**Data shown**:
******************************

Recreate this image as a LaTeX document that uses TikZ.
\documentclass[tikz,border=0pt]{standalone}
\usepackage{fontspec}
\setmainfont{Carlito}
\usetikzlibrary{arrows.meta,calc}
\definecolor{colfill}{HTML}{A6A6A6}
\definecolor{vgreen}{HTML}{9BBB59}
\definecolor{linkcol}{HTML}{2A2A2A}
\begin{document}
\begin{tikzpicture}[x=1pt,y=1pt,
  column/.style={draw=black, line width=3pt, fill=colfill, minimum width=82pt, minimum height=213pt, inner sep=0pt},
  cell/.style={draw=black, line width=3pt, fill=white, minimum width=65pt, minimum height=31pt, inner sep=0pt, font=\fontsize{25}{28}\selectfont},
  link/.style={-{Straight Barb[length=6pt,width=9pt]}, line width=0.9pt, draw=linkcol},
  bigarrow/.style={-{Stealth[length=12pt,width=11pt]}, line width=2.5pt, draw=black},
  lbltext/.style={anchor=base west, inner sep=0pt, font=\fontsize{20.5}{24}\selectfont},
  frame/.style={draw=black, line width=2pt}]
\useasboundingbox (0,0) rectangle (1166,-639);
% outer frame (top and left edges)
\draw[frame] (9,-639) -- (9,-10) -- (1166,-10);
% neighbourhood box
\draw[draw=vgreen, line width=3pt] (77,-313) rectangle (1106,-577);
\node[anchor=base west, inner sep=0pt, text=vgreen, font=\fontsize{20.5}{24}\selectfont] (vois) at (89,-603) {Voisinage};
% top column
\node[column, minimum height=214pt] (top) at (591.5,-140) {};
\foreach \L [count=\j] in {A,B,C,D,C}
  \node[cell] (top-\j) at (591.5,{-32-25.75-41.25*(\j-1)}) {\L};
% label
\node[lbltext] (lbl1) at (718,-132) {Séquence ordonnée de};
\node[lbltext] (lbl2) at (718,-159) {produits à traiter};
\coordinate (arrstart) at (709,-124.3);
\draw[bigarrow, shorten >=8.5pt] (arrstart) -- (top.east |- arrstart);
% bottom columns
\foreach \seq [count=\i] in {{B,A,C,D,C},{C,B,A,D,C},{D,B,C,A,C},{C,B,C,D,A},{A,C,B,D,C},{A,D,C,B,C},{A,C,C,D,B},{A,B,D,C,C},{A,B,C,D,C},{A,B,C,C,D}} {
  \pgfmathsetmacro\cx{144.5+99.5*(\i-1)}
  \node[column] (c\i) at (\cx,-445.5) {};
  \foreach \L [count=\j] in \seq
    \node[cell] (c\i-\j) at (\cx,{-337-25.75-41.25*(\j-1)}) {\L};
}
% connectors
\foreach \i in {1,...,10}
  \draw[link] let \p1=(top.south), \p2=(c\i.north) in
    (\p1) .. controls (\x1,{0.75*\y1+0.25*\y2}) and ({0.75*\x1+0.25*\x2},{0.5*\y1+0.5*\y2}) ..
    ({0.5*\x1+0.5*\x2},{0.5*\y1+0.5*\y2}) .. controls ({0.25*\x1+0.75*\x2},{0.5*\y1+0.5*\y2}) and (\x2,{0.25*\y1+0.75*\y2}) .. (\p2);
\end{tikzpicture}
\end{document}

******************************

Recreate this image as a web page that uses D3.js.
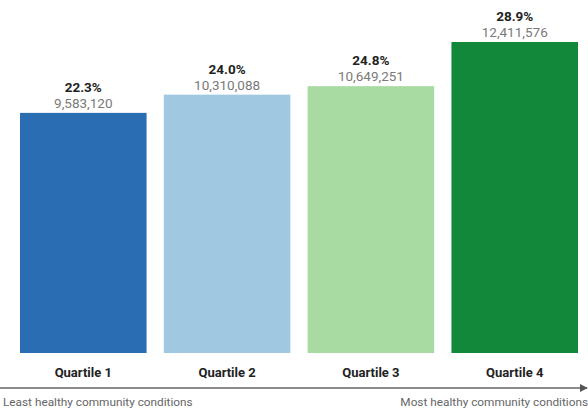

******************************

**Goal of the exercise**: Copy every line above that includes the string "image".

**Solution below**:
Recreate this image as a LaTeX document that uses TikZ.
Recreate this image as a web page that uses D3.js.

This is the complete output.